DATA
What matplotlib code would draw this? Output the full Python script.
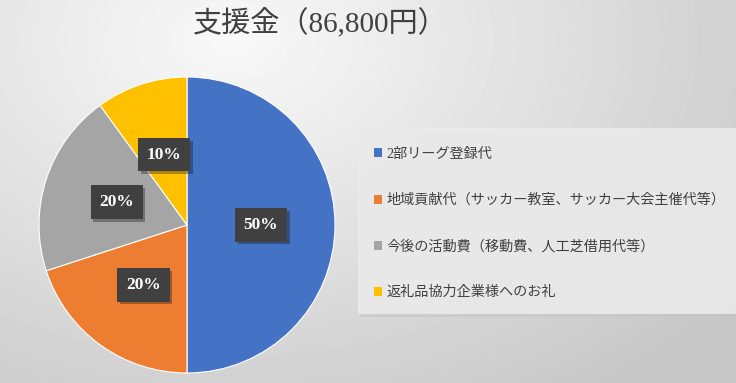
import numpy as np
import matplotlib
matplotlib.use("Agg")
import matplotlib.pyplot as plt
from matplotlib.patches import Rectangle
import matplotlib.patheffects as pe

title = "支援金（86,800円）"
categories = ["2部リーグ登録代",
              "地域貢献代（サッカー教室、サッカー大会主催代等）",
              "今後の活動費（移動費、人工芝借用代等）",
              "返礼品協力企業様へのお礼"]
shares = [50, 20, 20, 10]
colors = ["#4472C4", "#ED7D31", "#A5A5A5", "#FFC000"]

fam = ["Liberation Serif", "Noto Sans CJK JP"]
plt.rcParams["font.family"] = fam

W, H = 736, 383
fig = plt.figure(figsize=(W / 100, H / 100), dpi=100)

# background radial gradient
bg = fig.add_axes([0, 0, 1, 1], zorder=0)
yy, xx = np.mgrid[0:H, 0:W]
d = np.sqrt(((xx - 230) / 620.0) ** 2 + ((yy - 40) / 420.0) ** 2)
val = np.clip(0.975 - 0.19 * d, 0.78, 1.0)
bg.imshow(val, cmap="gray", vmin=0, vmax=1, extent=[0, W, H, 0], aspect="auto")
bg.set_xlim(0, W)
bg.set_ylim(H, 0)
bg.axis("off")

# legend panel
bg.add_patch(Rectangle((360, 131), 380, 186, facecolor="#bdbdbd", alpha=0.35, edgecolor="none"))
bg.add_patch(Rectangle((358, 128), 380, 186, facecolor="#ebebeb", edgecolor="none", alpha=0.9))

# pie
r = 148
cx, cy = 187, 225
ax = fig.add_axes([(cx - r) / W, 1 - (cy + r) / H, 2 * r / W, 2 * r / H], zorder=2)
wedges, texts, autotexts = ax.pie(
    shares, colors=colors, startangle=90, counterclock=False,
    autopct="%d%%", pctdistance=0.5,
    wedgeprops=dict(linewidth=0.8, edgecolor="white"),
    textprops=dict(color="white", fontsize=12.5, fontweight="bold", family=fam),
)
for t in autotexts:
    t.set_bbox(dict(boxstyle="square,pad=0.5", facecolor="#404040", edgecolor="none"))
    t.get_bbox_patch().set_path_effects([pe.SimplePatchShadow(offset=(2, -2), alpha=0.35), pe.Normal()])
ax.set_aspect("equal")
ax.set_xlim(-1, 1)
ax.set_ylim(-1, 1)

fig.text(320 / W, 1 - 24 / H, title, ha="center", va="center", fontsize=21, color="#404040", family=fam)

leg = fig.legend(wedges, categories, loc="upper left", bbox_to_anchor=(364 / W, 1 - 138 / H),
                 frameon=False, fontsize=10.2, labelcolor="#404040", handlelength=0.6,
                 handleheight=0.6, handletextpad=0.3, labelspacing=2.3, borderpad=0.2)
for h in leg.legend_handles:
    h.set_edgecolor("none")

fig.savefig("out.png", dpi=100)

TASK DESCRIPTION
Working from the material above, transcribe it exactly while omitting pictures.

ANSWER IN FULL
What matplotlib code would draw this? Output the full Python script.
import numpy as np
import matplotlib
matplotlib.use("Agg")
import matplotlib.pyplot as plt
from matplotlib.patches import Rectangle
import matplotlib.patheffects as pe

title = "支援金（86,800円）"
categories = ["2部リーグ登録代",
              "地域貢献代（サッカー教室、サッカー大会主催代等）",
              "今後の活動費（移動費、人工芝借用代等）",
              "返礼品協力企業様へのお礼"]
shares = [50, 20, 20, 10]
colors = ["#4472C4", "#ED7D31", "#A5A5A5", "#FFC000"]

fam = ["Liberation Serif", "Noto Sans CJK JP"]
plt.rcParams["font.family"] = fam

W, H = 736, 383
fig = plt.figure(figsize=(W / 100, H / 100), dpi=100)

# background radial gradient
bg = fig.add_axes([0, 0, 1, 1], zorder=0)
yy, xx = np.mgrid[0:H, 0:W]
d = np.sqrt(((xx - 230) / 620.0) ** 2 + ((yy - 40) / 420.0) ** 2)
val = np.clip(0.975 - 0.19 * d, 0.78, 1.0)
bg.imshow(val, cmap="gray", vmin=0, vmax=1, extent=[0, W, H, 0], aspect="auto")
bg.set_xlim(0, W)
bg.set_ylim(H, 0)
bg.axis("off")

# legend panel
bg.add_patch(Rectangle((360, 131), 380, 186, facecolor="#bdbdbd", alpha=0.35, edgecolor="none"))
bg.add_patch(Rectangle((358, 128), 380, 186, facecolor="#ebebeb", edgecolor="none", alpha=0.9))

# pie
r = 148
cx, cy = 187, 225
ax = fig.add_axes([(cx - r) / W, 1 - (cy + r) / H, 2 * r / W, 2 * r / H], zorder=2)
wedges, texts, autotexts = ax.pie(
    shares, colors=colors, startangle=90, counterclock=False,
    autopct="%d%%", pctdistance=0.5,
    wedgeprops=dict(linewidth=0.8, edgecolor="white"),
    textprops=dict(color="white", fontsize=12.5, fontweight="bold", family=fam),
)
for t in autotexts:
    t.set_bbox(dict(boxstyle="square,pad=0.5", facecolor="#404040", edgecolor="none"))
    t.get_bbox_patch().set_path_effects([pe.SimplePatchShadow(offset=(2, -2), alpha=0.35), pe.Normal()])
ax.set_aspect("equal")
ax.set_xlim(-1, 1)
ax.set_ylim(-1, 1)

fig.text(320 / W, 1 - 24 / H, title, ha="center", va="center", fontsize=21, color="#404040", family=fam)

leg = fig.legend(wedges, categories, loc="upper left", bbox_to_anchor=(364 / W, 1 - 138 / H),
                 frameon=False, fontsize=10.2, labelcolor="#404040", handlelength=0.6,
                 handleheight=0.6, handletextpad=0.3, labelspacing=2.3, borderpad=0.2)
for h in leg.legend_handles:
    h.set_edgecolor("none")

fig.savefig("out.png", dpi=100)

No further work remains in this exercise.